MLB Closer Analysis – Understanding Statistical Components

12 Apr

With baseball back in season, I started to think of my team (the Red Sox) and their closer situation.  They are transitioning to a new closer which made me wonder how they came to this decision.  To get an idea of what makes a good closer I did some research on closer statistics.  Ultimately, your ability as a closer comes down to how many save opportunities are converted.  So, I analyzed save percentage (saves/save opportunities) as a function of various independent variables with the following results:

Table 1

Variable

Probability

R-squared

BAA

0.0311

0.137126

BABIP

0.7301

0.003770

BB/9

0.4358

0.019089

ERA

0.0001

0.285438

K/9

0.2874

0.035279

K/BB

0.0976

0.083421

OBP

0.0155

0.159534

OPS

0.0005

0.315516

SLG

0.0017

0.268218

WHIP

0.0174

0.164343

Interpreting this information first requires an explanation of the table.  Probability can be described as the likelihood that a statistic is significant.  Generally, you want to see a number less than 0.05.  R-squared can be roughly described as what percentage of the total outcome can be attributed to the independent variable.  R-squared has a range of 0.0 to 1.0.  For example, OBP has a probability of 0.0155 which means OBP is significant and has an R-squared value of 0.159534 which means that OBP accounts for 15.95% of total variability in save percentage.  Below, I removed all insignificant variables and ordered them in order of R-squared values.

Table 2

Variable

Probability

R-squared

OPS

0.0005

0.315516

ERA

0.0001

0.285438

SLG

0.0017

0.268218

WHIP

0.0174

0.164343

OBP

0.0155

0.159534

BAA

0.0311

0.137126

There are a couple of interesting takeaways from this information.  The first takeaway is to recognize what stats are missing.  K/9 appears to have no significance in converting saves.  This is kind of a strange outcome because closers are generally thought of as big strikeout guys.  BB/9 and K/BB are also missing.  This is a little surprising because, even though closers aren’t necessarily control guys, you would expect a closer’s results to be somewhat dependent on these two variables.  The final missing stat is BABIP (batting average on balls in play).  This is something that is starting to be talked about more in the baseball world, but apparently has little effect on save percentage.

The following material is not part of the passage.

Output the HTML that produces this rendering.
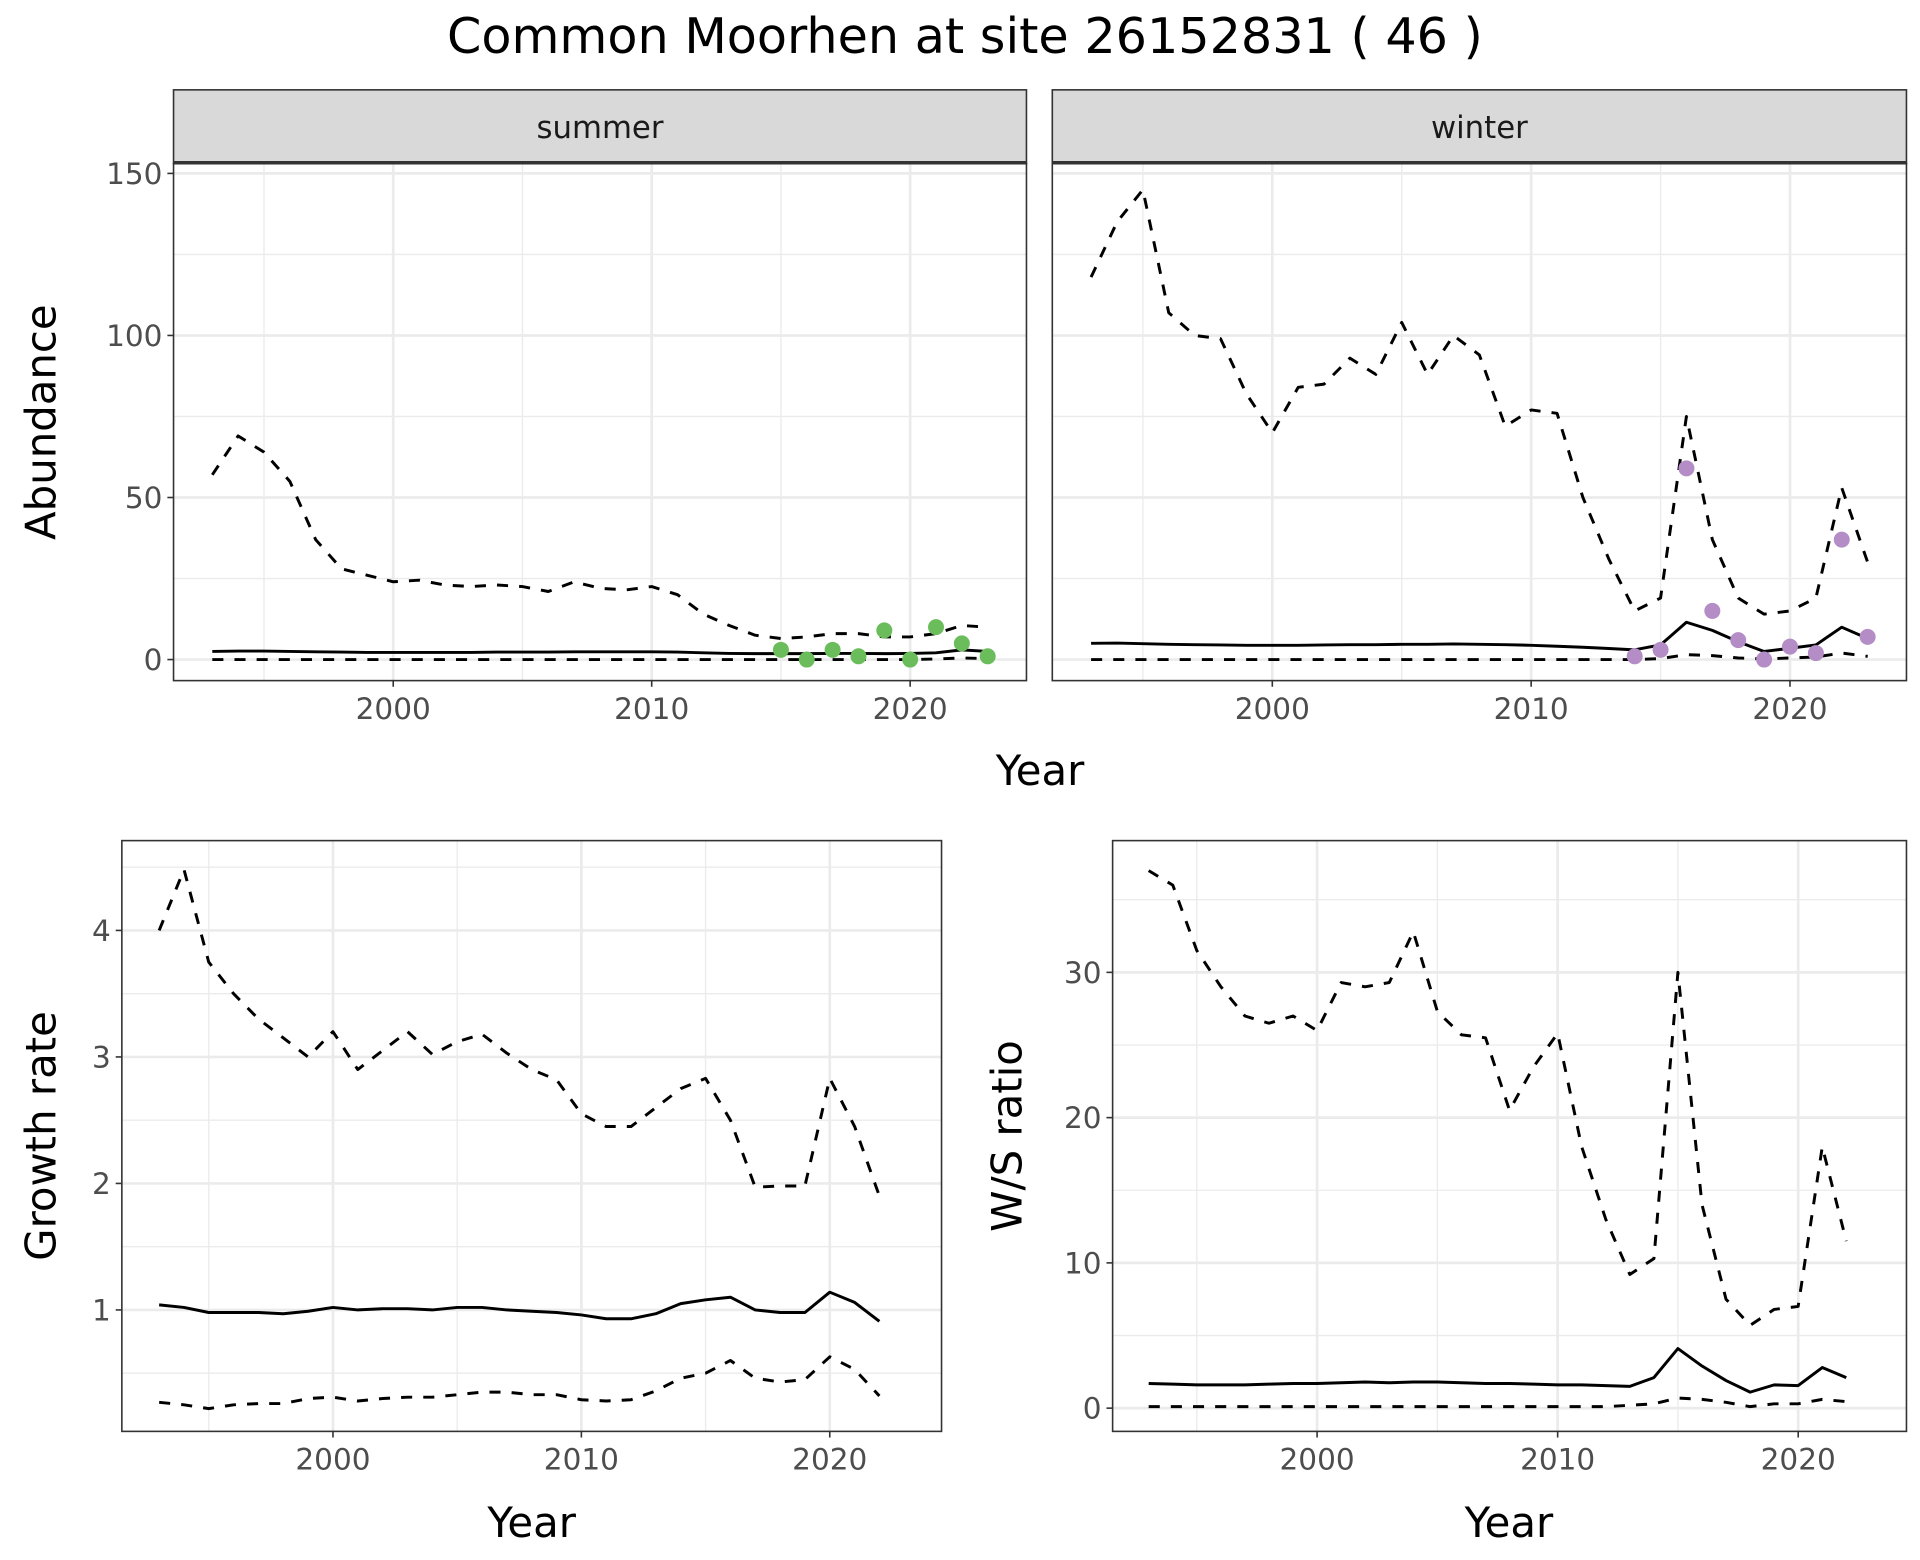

The next takeaway is the relative importance of each variable.  According to my research, OPS is the most significant stat with respect to save percentage.  This is somewhat surprising because I don’t think I’ve ever heard this stat with respect to pitchers.  However, after absorbing this information for a minute, it should not be that surprising.  OPS has grown in popularity over recent years as far as measuring a hitters performance.  So, it would stand to reason that you could measure a pitcher’s value based on the OPS that hitters have against him.  The next most important variable is an old-time statistic, ERA.  As it turns out, the old guard in baseball are bigger stat geeks than they mare care to admit.  But, again, this makes sense because if ERA didn’t matter than it wouldn’t have been such a popular stat for so long.  One stat that I was surprised by is WHIP.  This is my favorite new pitcher stat because I thought it encompassed most of the areas that ERA fell short on.  As it turns out, WHIP is the 4th most significant stat that I analyzed which is far less important than I would have anticipated.

So, now that we have all this information we should apply some of it.  First, let’s look at the closers who might be over their heads in their 2011 roles.  Here are the highest OPS values for closers with more than 10 saves:

Name                                    OPS

Jon Rauch                            0.799

Houston Street                 0.781

Kevin Gregg                       0.773

Matt Capps                         0.726

Frank Francisco                 0.721

Joakim Soria                       0.709

Of these six, Frank Francisco is the only one with a save so far this year and the only clear-cut closer.  However, Francisco changed teams and leagues and also signed a very reasonable $5.5 million contract, all of which may contribute to him continuing as a closer.  To be fair, Soria is out for the season with an elbow injury (perhaps his uncharacteristically poor 2011 could have been an indication of the arm injury), otherwise he’d be closing for the Royals.  The other 4 are either setup guys or in a situation where it’s not completely clear.  So, for the most part, the empirical evidence supports the theoretical research.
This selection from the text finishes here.